Data rows:
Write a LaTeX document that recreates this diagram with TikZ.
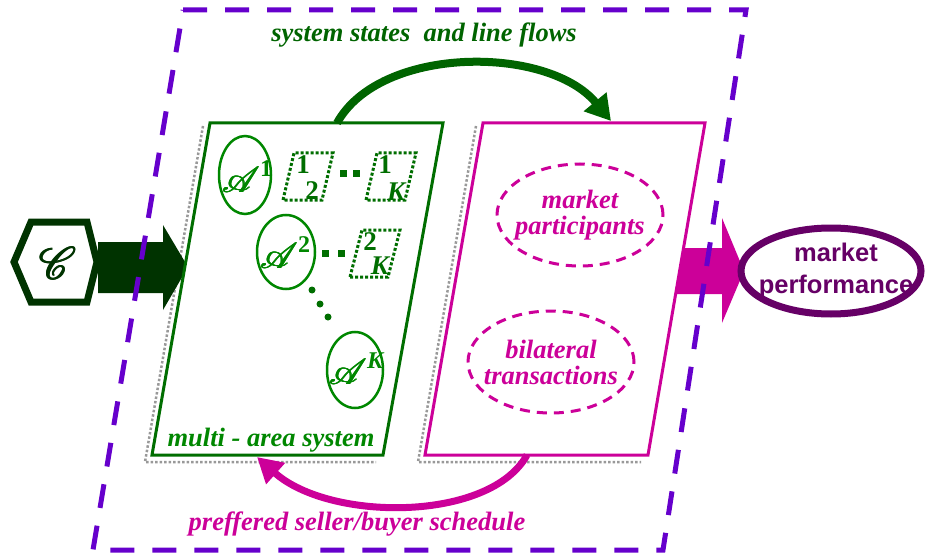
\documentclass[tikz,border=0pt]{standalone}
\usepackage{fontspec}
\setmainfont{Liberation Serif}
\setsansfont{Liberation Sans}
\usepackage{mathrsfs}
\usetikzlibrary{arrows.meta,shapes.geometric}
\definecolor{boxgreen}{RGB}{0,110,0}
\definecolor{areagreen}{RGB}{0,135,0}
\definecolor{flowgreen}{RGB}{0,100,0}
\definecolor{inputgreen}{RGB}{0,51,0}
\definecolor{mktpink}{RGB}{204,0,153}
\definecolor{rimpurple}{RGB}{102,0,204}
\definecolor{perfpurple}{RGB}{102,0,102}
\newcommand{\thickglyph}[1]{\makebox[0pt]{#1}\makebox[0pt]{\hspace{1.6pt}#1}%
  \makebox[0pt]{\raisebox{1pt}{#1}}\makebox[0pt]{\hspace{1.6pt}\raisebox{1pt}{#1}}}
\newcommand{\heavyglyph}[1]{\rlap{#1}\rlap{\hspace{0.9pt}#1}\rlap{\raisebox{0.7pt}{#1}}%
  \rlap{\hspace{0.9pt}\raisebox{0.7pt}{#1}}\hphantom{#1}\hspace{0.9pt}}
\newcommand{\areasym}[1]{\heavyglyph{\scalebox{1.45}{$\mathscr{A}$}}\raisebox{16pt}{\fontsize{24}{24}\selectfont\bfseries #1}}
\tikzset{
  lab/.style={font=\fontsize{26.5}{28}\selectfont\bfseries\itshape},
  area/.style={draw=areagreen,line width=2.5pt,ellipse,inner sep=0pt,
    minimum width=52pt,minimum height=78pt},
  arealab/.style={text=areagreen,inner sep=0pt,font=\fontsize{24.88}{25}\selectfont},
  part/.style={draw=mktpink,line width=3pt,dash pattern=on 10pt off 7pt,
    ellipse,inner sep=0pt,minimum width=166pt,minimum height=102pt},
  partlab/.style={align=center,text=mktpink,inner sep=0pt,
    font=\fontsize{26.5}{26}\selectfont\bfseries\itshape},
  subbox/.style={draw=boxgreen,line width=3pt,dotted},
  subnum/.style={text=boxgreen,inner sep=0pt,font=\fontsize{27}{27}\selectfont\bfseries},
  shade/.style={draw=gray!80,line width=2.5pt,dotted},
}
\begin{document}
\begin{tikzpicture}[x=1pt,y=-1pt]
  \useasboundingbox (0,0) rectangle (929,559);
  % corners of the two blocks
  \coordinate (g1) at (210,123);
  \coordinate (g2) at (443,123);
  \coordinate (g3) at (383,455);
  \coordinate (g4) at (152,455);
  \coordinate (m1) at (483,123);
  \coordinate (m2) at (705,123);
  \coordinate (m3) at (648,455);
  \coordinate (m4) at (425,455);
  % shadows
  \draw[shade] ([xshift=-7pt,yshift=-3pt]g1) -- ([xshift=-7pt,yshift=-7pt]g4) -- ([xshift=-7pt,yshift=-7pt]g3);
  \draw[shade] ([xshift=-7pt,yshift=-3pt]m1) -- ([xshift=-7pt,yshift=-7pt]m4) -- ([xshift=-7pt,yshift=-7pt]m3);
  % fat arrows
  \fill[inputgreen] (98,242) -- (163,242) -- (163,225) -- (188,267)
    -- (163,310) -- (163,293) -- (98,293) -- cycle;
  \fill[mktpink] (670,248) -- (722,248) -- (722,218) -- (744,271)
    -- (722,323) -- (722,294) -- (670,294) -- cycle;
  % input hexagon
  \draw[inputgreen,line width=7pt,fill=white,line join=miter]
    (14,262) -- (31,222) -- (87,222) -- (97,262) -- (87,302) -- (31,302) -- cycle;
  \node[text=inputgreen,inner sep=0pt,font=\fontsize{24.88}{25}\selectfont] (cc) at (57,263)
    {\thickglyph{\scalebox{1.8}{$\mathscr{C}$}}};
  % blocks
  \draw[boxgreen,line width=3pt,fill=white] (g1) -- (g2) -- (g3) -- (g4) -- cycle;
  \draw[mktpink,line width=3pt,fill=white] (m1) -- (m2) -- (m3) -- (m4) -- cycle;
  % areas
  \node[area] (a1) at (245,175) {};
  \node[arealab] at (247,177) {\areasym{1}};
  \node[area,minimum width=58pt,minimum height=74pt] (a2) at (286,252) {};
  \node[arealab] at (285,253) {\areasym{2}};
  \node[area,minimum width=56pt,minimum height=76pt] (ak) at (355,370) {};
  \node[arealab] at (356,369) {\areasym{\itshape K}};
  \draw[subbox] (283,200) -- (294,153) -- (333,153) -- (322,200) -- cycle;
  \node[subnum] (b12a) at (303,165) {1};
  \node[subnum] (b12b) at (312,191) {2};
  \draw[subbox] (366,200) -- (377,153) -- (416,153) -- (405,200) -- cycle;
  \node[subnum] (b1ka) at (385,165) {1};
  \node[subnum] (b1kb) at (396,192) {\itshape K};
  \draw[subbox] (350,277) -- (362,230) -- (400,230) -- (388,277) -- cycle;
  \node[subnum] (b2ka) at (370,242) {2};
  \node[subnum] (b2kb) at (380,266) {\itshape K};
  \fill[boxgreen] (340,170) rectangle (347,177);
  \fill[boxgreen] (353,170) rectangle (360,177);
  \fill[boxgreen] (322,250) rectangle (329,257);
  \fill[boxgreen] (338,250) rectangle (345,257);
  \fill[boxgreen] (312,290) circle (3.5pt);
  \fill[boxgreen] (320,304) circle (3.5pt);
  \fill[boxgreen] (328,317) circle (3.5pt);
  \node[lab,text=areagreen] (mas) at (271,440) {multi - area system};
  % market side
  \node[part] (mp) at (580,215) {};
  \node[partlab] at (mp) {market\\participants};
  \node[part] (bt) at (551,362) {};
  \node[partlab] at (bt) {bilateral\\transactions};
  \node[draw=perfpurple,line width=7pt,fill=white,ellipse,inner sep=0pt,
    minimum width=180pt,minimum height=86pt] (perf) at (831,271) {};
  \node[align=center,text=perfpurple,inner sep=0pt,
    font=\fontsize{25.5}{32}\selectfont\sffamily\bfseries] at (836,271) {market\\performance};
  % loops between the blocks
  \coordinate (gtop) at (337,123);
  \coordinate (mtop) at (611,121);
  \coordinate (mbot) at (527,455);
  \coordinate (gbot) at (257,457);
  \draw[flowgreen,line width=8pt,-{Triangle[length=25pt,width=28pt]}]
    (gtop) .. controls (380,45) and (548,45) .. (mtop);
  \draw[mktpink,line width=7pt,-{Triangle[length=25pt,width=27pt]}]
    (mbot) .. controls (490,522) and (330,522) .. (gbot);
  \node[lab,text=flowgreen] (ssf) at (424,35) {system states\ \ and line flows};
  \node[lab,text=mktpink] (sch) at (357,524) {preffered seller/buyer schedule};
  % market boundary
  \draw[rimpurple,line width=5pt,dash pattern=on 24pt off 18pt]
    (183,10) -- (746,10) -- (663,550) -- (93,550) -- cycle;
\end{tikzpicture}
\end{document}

==

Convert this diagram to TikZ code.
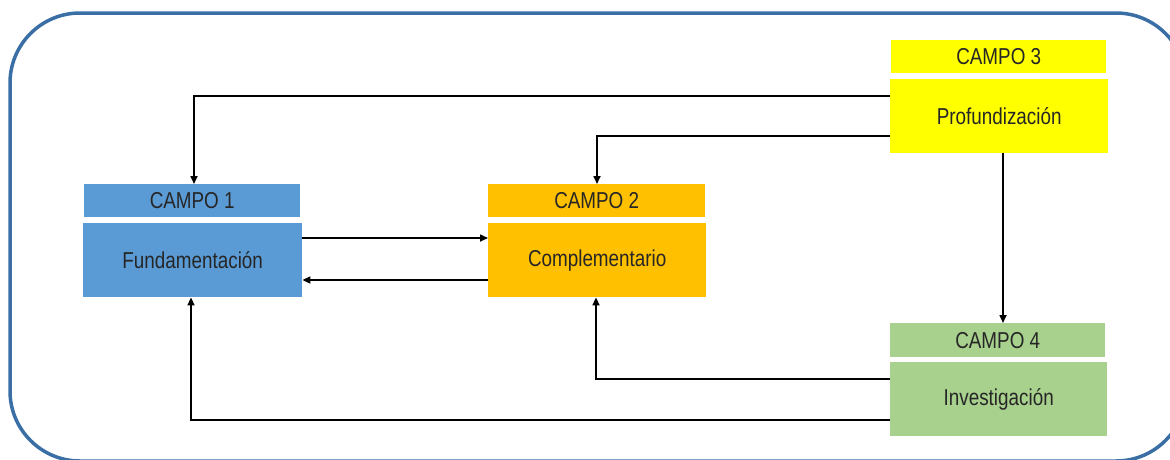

Short problem: Pick out and copy the lines of the entries that hold the string "diagram".

Response below:
Write a LaTeX document that recreates this diagram with TikZ.
Convert this diagram to TikZ code.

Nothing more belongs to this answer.